AIM:
Leave out every picture. Copy exactly the lines from the one holding "Write the React, TypeScript" through the one holding "import * as".

ENTRIES SHOWN:
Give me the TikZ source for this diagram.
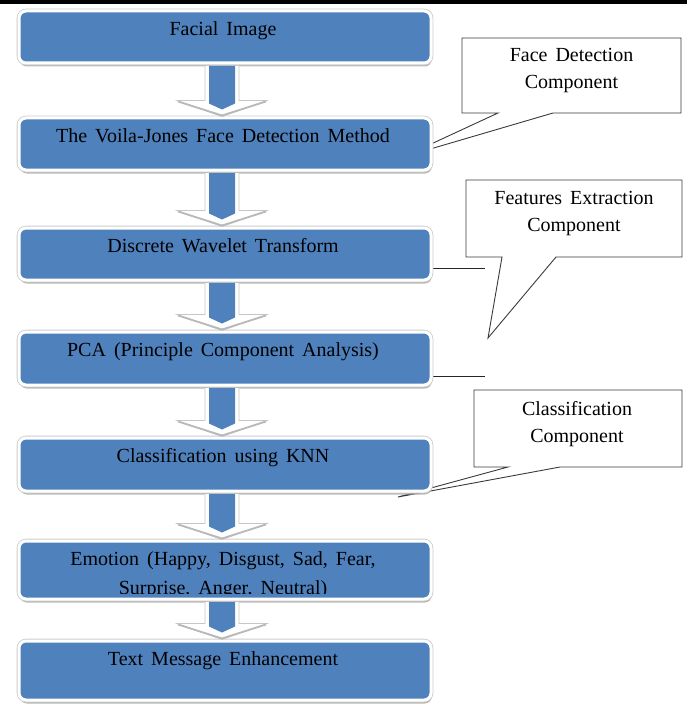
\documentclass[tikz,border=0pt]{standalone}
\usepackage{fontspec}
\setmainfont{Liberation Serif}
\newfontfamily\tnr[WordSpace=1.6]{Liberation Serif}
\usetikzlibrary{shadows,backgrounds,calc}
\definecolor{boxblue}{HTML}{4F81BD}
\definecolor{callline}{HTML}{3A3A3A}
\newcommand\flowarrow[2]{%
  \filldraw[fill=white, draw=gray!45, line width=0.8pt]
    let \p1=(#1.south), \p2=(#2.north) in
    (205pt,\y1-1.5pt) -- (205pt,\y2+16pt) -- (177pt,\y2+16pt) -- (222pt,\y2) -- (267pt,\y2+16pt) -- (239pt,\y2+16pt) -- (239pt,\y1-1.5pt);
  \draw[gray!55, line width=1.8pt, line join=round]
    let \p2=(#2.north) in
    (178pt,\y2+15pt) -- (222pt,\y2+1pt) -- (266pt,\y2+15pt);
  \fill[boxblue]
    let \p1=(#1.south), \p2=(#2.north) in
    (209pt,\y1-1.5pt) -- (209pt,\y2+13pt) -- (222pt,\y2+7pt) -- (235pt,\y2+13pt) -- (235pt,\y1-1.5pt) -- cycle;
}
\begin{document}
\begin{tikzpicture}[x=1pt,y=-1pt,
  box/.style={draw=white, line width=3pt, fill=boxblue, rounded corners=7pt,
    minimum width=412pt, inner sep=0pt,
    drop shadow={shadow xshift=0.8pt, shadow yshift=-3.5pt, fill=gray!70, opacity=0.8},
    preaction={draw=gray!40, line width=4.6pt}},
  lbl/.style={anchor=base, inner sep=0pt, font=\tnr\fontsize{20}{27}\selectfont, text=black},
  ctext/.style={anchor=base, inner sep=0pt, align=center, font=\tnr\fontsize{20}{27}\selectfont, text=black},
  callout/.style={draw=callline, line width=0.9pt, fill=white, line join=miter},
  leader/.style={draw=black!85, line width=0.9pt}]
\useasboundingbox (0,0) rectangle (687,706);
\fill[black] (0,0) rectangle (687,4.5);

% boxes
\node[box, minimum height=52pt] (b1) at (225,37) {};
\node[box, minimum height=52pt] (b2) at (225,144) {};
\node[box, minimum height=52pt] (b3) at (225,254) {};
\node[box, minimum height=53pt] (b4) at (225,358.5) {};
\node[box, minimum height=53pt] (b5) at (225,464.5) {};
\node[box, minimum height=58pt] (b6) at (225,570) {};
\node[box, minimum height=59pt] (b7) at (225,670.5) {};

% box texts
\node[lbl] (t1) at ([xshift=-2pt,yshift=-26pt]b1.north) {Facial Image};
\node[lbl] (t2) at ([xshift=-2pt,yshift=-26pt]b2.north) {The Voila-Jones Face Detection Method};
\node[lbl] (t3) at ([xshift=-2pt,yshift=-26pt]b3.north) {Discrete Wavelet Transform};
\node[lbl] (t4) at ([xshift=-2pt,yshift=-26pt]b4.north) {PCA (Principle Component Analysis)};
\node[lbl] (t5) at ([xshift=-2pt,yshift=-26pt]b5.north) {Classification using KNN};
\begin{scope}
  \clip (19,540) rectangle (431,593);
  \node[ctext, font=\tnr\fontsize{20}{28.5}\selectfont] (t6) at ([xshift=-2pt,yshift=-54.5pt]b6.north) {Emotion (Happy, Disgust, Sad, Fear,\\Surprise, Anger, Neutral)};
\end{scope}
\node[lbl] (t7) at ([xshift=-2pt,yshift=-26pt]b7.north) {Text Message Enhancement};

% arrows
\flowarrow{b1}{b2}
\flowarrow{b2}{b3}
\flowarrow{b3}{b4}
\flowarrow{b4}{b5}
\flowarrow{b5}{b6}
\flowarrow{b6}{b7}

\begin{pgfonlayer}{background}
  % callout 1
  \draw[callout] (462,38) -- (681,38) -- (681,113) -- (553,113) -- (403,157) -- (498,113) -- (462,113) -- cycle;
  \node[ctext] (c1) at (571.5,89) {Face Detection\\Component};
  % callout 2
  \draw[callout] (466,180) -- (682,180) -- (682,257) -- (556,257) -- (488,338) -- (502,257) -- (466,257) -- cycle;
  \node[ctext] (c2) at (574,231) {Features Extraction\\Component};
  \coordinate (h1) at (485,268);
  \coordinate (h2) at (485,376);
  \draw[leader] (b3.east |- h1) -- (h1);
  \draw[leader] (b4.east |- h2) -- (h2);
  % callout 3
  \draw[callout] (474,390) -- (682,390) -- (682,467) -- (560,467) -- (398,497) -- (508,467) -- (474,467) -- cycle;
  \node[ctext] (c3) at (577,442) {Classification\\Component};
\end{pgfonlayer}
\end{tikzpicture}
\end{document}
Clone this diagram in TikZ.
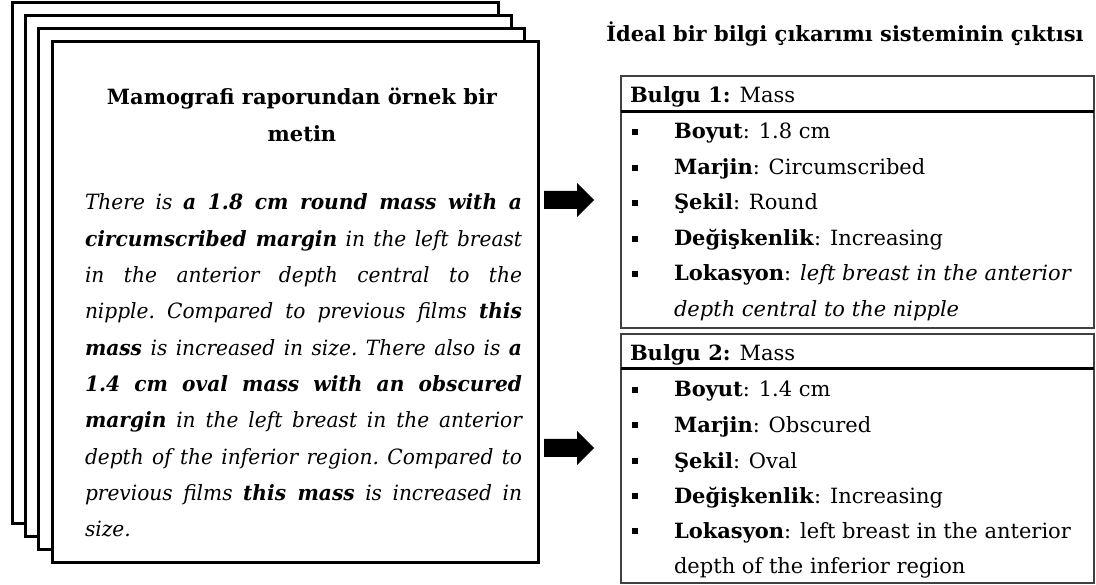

...

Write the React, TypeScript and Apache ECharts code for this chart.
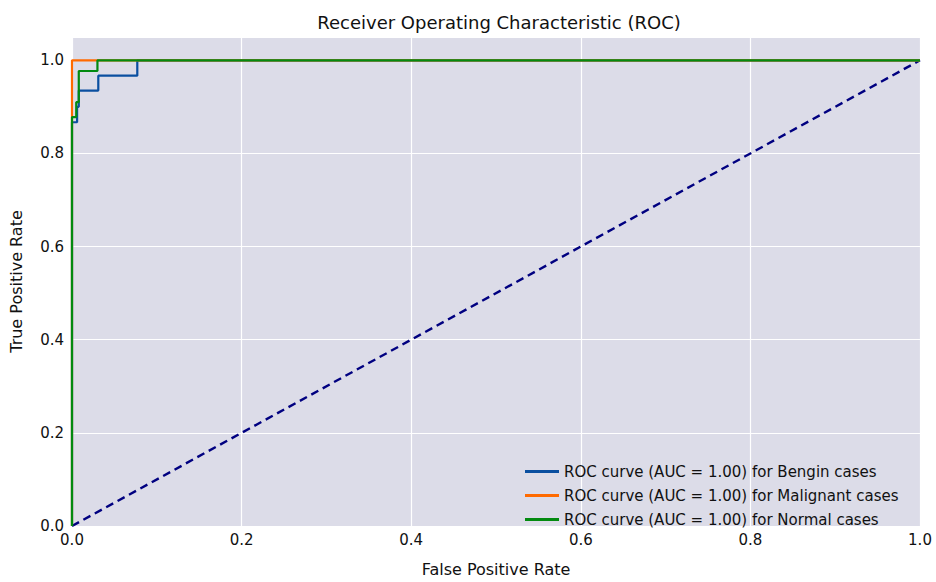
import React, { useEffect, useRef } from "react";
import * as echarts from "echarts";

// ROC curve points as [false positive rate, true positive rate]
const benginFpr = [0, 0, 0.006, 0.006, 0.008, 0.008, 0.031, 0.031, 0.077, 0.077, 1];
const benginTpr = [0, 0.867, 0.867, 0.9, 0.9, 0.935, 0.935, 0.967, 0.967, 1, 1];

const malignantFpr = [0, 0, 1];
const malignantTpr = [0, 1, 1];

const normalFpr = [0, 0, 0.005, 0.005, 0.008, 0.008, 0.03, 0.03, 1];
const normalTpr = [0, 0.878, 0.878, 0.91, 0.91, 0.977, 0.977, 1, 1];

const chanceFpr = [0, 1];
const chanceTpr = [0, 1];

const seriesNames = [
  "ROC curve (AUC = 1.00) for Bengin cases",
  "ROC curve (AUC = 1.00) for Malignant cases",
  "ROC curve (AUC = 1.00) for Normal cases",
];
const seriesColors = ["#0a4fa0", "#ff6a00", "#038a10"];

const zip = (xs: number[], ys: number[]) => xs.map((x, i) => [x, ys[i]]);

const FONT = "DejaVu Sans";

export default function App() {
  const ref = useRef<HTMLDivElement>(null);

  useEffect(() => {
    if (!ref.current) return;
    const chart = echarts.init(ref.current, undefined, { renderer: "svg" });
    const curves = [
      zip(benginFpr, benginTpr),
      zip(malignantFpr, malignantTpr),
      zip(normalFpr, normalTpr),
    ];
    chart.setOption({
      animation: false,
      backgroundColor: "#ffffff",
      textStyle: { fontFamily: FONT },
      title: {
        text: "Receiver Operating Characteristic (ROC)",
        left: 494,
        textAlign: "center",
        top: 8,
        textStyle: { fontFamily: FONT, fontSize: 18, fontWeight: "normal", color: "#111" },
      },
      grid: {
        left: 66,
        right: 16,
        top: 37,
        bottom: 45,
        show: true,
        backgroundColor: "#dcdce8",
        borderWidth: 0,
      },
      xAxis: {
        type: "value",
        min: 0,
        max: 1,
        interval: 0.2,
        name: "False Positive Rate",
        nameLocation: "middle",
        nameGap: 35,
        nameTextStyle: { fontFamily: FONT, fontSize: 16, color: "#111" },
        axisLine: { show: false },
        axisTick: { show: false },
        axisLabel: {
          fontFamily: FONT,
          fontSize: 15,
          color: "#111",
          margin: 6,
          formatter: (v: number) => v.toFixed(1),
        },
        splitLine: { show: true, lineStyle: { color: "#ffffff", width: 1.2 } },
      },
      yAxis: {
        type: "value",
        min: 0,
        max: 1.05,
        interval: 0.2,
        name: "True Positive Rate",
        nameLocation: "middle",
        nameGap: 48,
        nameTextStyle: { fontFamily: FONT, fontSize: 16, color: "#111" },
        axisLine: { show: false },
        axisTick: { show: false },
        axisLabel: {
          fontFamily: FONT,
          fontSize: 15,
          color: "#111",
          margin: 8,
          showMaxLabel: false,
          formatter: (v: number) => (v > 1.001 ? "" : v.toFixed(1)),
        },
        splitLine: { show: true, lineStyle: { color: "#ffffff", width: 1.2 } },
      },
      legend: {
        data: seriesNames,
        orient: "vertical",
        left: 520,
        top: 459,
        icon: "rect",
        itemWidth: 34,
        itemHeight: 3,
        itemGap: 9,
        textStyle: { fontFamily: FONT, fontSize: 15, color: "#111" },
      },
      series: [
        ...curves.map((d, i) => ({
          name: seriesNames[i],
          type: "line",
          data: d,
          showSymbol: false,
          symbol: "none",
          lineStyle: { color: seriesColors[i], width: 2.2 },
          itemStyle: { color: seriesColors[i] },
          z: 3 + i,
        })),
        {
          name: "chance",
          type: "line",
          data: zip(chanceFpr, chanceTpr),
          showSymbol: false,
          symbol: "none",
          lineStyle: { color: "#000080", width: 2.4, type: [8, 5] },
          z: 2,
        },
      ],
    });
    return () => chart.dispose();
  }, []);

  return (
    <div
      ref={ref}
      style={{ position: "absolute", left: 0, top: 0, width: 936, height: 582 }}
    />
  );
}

REPLY TO THE EXERCISE:
Write the React, TypeScript and Apache ECharts code for this chart.
import React, { useEffect, useRef } from "react";
import * as echarts from "echarts";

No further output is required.